People & Programs
Dan Stanzione
Letter From the Director
TACC Executive Director Dan Stanzione reflects on past year and new developments
While sitting in a recent meeting of users of the Frontera system, I was struck by the incredible breadth of the work for which researchers use TACC computers.
What struck me is the wide range of time and length scales that different experiments use. Researchers doing work in materials were using timesteps in their simulations of picoseconds—trillionths of a second. Other researchers working on cosmology were simulating a range of Gigayears—billions of years. There are roughly 30 octillion (yes, that’s a real number, a 1 with 27 zeroes after it) picoseconds in a Gigayear.
There is a similar range in length where the measurements move from angstroms to megaparsecs (a 10 billionth of a meter to ~3 million light years). There are roughly 300 nonillion angstroms in a megaparsec (also a real number, a 1 followed by 30 zeroes).
It’s hard to conceive of any problem in the Universe that doesn’t fit somewhere within these bounds. The numbers speak to the power of computing as a universal instrument of engineering and science, capable of tackling an extraordinary range of challenges. They also speak to our unquenchable thirst for more performance from supercomputers, and why we push from petaflops to exaflops and beyond.
As we head towards the close of 2024, TACC is taking the next leap forward in pushing computing towards these vast scales. In July 2024, after a planning process of many years, TACC was awarded the contract to construct the U.S. National Science Foundation Leadership-Class Computing Facility (NSF LCCF). TACC and our partners across the nation will not only deploy the next generation of supercomputing technologies that are an order of magnitude faster than we have ever had before, but we will also make the LCCF part of NSF’s collection of long-running facilities, putting computing on equal footing with other large scientific instruments from telescopes to particle accelerators to neutrino detectors.
This new facility will not only mean more computing, but a better ability to engage in long-term stable partnerships with the rest of the scientific community. It will take two years to bring all aspects of the NSF LCCF to life from construction of new data centers to the installation and testing of new computing and storage systems.
But we haven’t paused in the meantime. During this past year TACC brought the new Stampede3 system and the AI-focused Vista system online to continue to provide our users with state-of-the-art infrastructure for research.
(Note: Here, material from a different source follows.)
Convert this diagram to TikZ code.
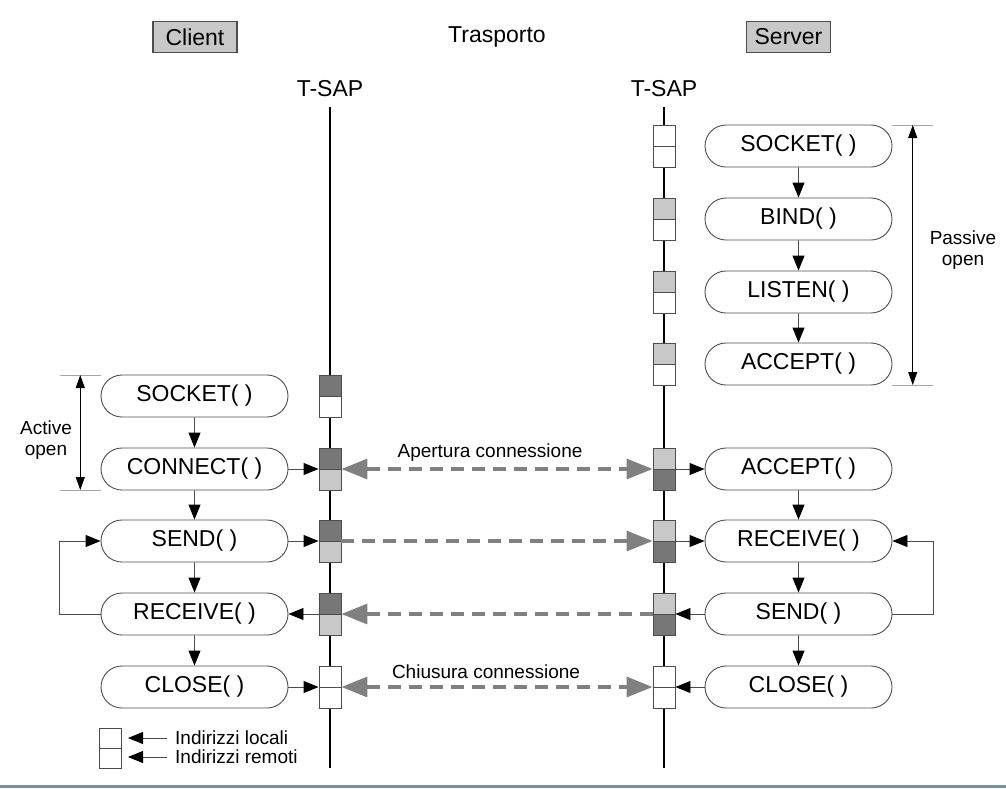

Early last year we added our 100,000th user account—meaning 100,000 different researchers have now relied on TACC for at least some of their computational needs.
The award of the NSF LCCF is a big milestone for us, the largest contract in our history. Many challenges lie ahead from working with enormous power to new computational infrastructure demands to adapting to the lower-precision chips being produced for AI.
We look forward to collaborating with you to meet these challenges in the years to come!